──────── Collected material ────────

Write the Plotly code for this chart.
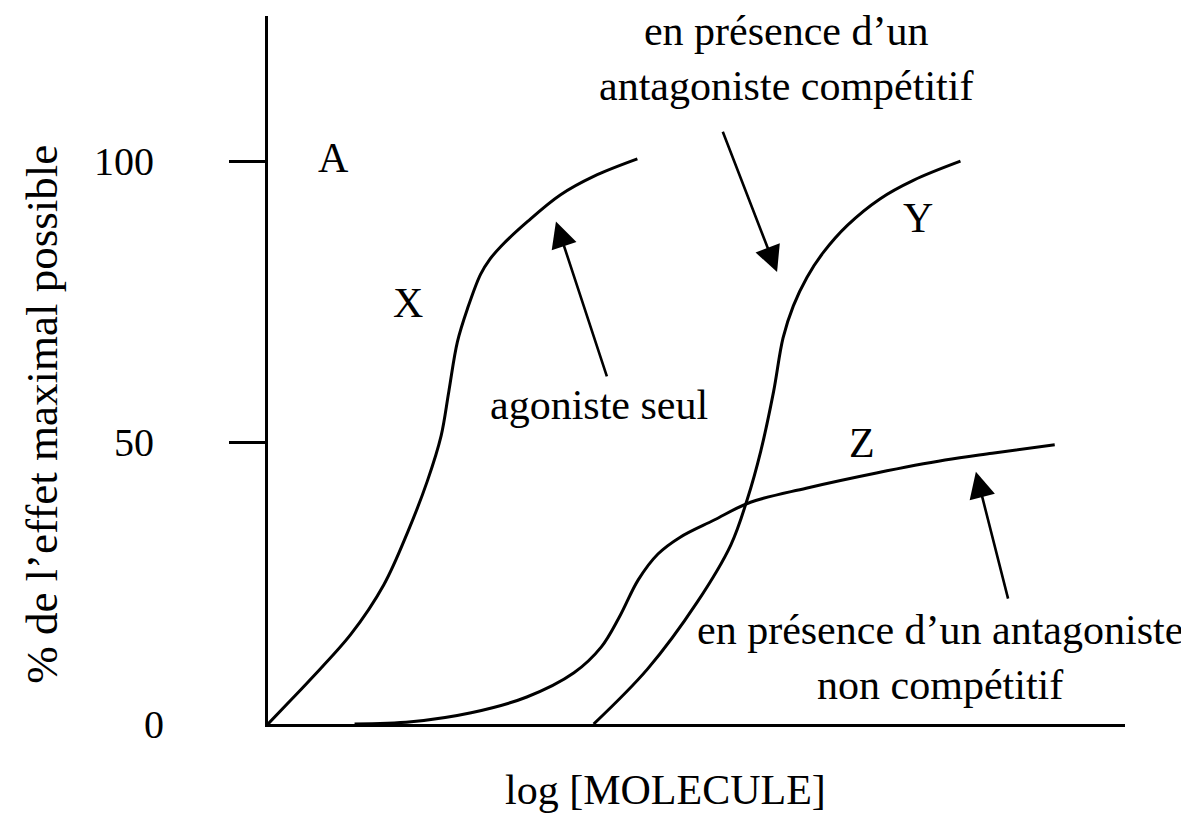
import plotly.graph_objects as go

# Curve data (x: log concentration units, y: % of maximal effect)
x_agoniste = [0.0, 0.27, 0.50, 0.97, 1.35, 1.63, 1.86, 2.02, 2.11, 2.21, 2.33, 2.48, 2.59, 2.72, 3.03, 3.41, 3.80, 4.31]
y_agoniste = [0.0, 4.3, 8.0, 16.0, 24.7, 34.1, 43.2, 51.2, 59.1, 67.9, 73.9, 79.9, 82.6, 84.9, 89.3, 94.0, 97.3, 100.4]

x_competitif = [3.80, 4.43, 5.01, 5.40, 5.59, 5.75, 5.90, 6.01, 6.13, 6.29, 6.48, 6.76, 7.14, 7.53, 8.08]
y_competitif = [0.0, 9.8, 21.7, 31.8, 39.8, 48.5, 59.1, 68.6, 74.3, 79.4, 83.8, 88.6, 93.3, 96.6, 100.0]

x_non_competitif = [1.01, 1.67, 2.37, 3.02, 3.57, 3.89, 4.10, 4.32, 4.55, 4.81, 5.20, 5.63, 6.28, 7.10, 7.90, 8.45, 9.18]
y_non_competitif = [0.0, 0.4, 2.0, 4.8, 9.1, 13.7, 19.0, 25.6, 30.2, 33.2, 36.2, 39.4, 41.9, 44.6, 46.9, 48.1, 49.6]

y_tick_vals = [0, 50, 100]
y_tick_text = ["0", "50", "100"]

FONT = "Liberation Serif"
FS = 42

fig = go.Figure()
for xs, ys in [(x_agoniste, y_agoniste), (x_competitif, y_competitif), (x_non_competitif, y_non_competitif)]:
    fig.add_trace(go.Scatter(x=xs, y=ys, mode="lines",
                             line=dict(color="black", width=3, shape="spline", smoothing=1.0),
                             showlegend=False, hoverinfo="skip"))

annotations = []
# tick labels
for v, t in zip(y_tick_vals, y_tick_text):
    annotations.append(dict(x=0, y=v, xref="x", yref="y", text=t, showarrow=False, xanchor="right",
                            yanchor="middle", xshift=-112 if t != "0" else -102,
                            font=dict(family=FONT, size=40, color="black")))

labels = [
    ("A", 0.77, 100.5), ("X", 1.63, 74.8), ("Y", 7.59, 89.9), ("Z", 6.93, 49.9),
    ("agoniste seul", 3.86, 56.7),
    ("en présence d’un<br>antagoniste compétitif", 6.05, 118.3),
    ("en présence d’un antagoniste<br>non compétitif", 7.84, 11.9),
]
for t, x, y in labels:
    annotations.append(dict(x=x, y=y, xref="x", yref="y", text=t, showarrow=False, xanchor="center", yanchor="middle",
                            font=dict(family=FONT, size=FS, color="black")))

arrows = [
    (3.36, 89.3, 3.96, 61.5),
    (5.94, 80.3, 5.30, 105.5),
    (8.26, 44.8, 8.64, 22.0),
]
for x, y, ax, ay in arrows:
    annotations.append(dict(x=x, y=y, ax=ax, ay=ay, xref="x", yref="y", axref="x", ayref="y", text="",
                            showarrow=True, arrowhead=2, arrowsize=2.0, arrowwidth=2.6, arrowcolor="black", standoff=0))

annotations.append(dict(x=0.464, y=-0.093, xref="paper", yref="paper", text="log [MOLECULE]", showarrow=False,
                        xanchor="center", yanchor="middle", font=dict(family=FONT, size=FS, color="black")))
annotations.append(dict(x=-0.2646, y=0.437, xref="paper", yref="paper", text="% de l’effet maximal possible",
                        showarrow=False, textangle=-90, xanchor="center", yanchor="middle",
                        font=dict(family=FONT, size=45, color="black")))

fig.update_layout(
    width=1181, height=806,
    margin=dict(l=260, r=64, t=8, b=90),
    paper_bgcolor="white", plot_bgcolor="white",
    annotations=annotations,
    xaxis=dict(range=[0, 10], showgrid=False, zeroline=False, showline=True, linecolor="black", linewidth=3,
               showticklabels=False, ticks=""),
    yaxis=dict(range=[0, 125.8], showgrid=False, zeroline=False, showline=True, linecolor="black", linewidth=3,
               tickvals=[50, 100], ticks="outside", ticklen=36, tickwidth=3, tickcolor="black",
               showticklabels=False),
)

fig.write_html("out.html")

────────

> Given instruction: Omit the pictures, and quote the material above exactly as given.

> Worked solution:
Write the Plotly code for this chart.
import plotly.graph_objects as go

# Curve data (x: log concentration units, y: % of maximal effect)
x_agoniste = [0.0, 0.27, 0.50, 0.97, 1.35, 1.63, 1.86, 2.02, 2.11, 2.21, 2.33, 2.48, 2.59, 2.72, 3.03, 3.41, 3.80, 4.31]
y_agoniste = [0.0, 4.3, 8.0, 16.0, 24.7, 34.1, 43.2, 51.2, 59.1, 67.9, 73.9, 79.9, 82.6, 84.9, 89.3, 94.0, 97.3, 100.4]

x_competitif = [3.80, 4.43, 5.01, 5.40, 5.59, 5.75, 5.90, 6.01, 6.13, 6.29, 6.48, 6.76, 7.14, 7.53, 8.08]
y_competitif = [0.0, 9.8, 21.7, 31.8, 39.8, 48.5, 59.1, 68.6, 74.3, 79.4, 83.8, 88.6, 93.3, 96.6, 100.0]

x_non_competitif = [1.01, 1.67, 2.37, 3.02, 3.57, 3.89, 4.10, 4.32, 4.55, 4.81, 5.20, 5.63, 6.28, 7.10, 7.90, 8.45, 9.18]
y_non_competitif = [0.0, 0.4, 2.0, 4.8, 9.1, 13.7, 19.0, 25.6, 30.2, 33.2, 36.2, 39.4, 41.9, 44.6, 46.9, 48.1, 49.6]

y_tick_vals = [0, 50, 100]
y_tick_text = ["0", "50", "100"]

FONT = "Liberation Serif"
FS = 42

fig = go.Figure()
for xs, ys in [(x_agoniste, y_agoniste), (x_competitif, y_competitif), (x_non_competitif, y_non_competitif)]:
    fig.add_trace(go.Scatter(x=xs, y=ys, mode="lines",
                             line=dict(color="black", width=3, shape="spline", smoothing=1.0),
                             showlegend=False, hoverinfo="skip"))

annotations = []
# tick labels
for v, t in zip(y_tick_vals, y_tick_text):
    annotations.append(dict(x=0, y=v, xref="x", yref="y", text=t, showarrow=False, xanchor="right",
                            yanchor="middle", xshift=-112 if t != "0" else -102,
                            font=dict(family=FONT, size=40, color="black")))

labels = [
    ("A", 0.77, 100.5), ("X", 1.63, 74.8), ("Y", 7.59, 89.9), ("Z", 6.93, 49.9),
    ("agoniste seul", 3.86, 56.7),
    ("en présence d’un<br>antagoniste compétitif", 6.05, 118.3),
    ("en présence d’un antagoniste<br>non compétitif", 7.84, 11.9),
]
for t, x, y in labels:
    annotations.append(dict(x=x, y=y, xref="x", yref="y", text=t, showarrow=False, xanchor="center", yanchor="middle",
                            font=dict(family=FONT, size=FS, color="black")))

arrows = [
    (3.36, 89.3, 3.96, 61.5),
    (5.94, 80.3, 5.30, 105.5),
    (8.26, 44.8, 8.64, 22.0),
]
for x, y, ax, ay in arrows:
    annotations.append(dict(x=x, y=y, ax=ax, ay=ay, xref="x", yref="y", axref="x", ayref="y", text="",
                            showarrow=True, arrowhead=2, arrowsize=2.0, arrowwidth=2.6, arrowcolor="black", standoff=0))

annotations.append(dict(x=0.464, y=-0.093, xref="paper", yref="paper", text="log [MOLECULE]", showarrow=False,
                        xanchor="center", yanchor="middle", font=dict(family=FONT, size=FS, color="black")))
annotations.append(dict(x=-0.2646, y=0.437, xref="paper", yref="paper", text="% de l’effet maximal possible",
                        showarrow=False, textangle=-90, xanchor="center", yanchor="middle",
                        font=dict(family=FONT, size=45, color="black")))

fig.update_layout(
    width=1181, height=806,
    margin=dict(l=260, r=64, t=8, b=90),
    paper_bgcolor="white", plot_bgcolor="white",
    annotations=annotations,
    xaxis=dict(range=[0, 10], showgrid=False, zeroline=False, showline=True, linecolor="black", linewidth=3,
               showticklabels=False, ticks=""),
    yaxis=dict(range=[0, 125.8], showgrid=False, zeroline=False, showline=True, linecolor="black", linewidth=3,
               tickvals=[50, 100], ticks="outside", ticklen=36, tickwidth=3, tickcolor="black",
               showticklabels=False),
)

fig.write_html("out.html")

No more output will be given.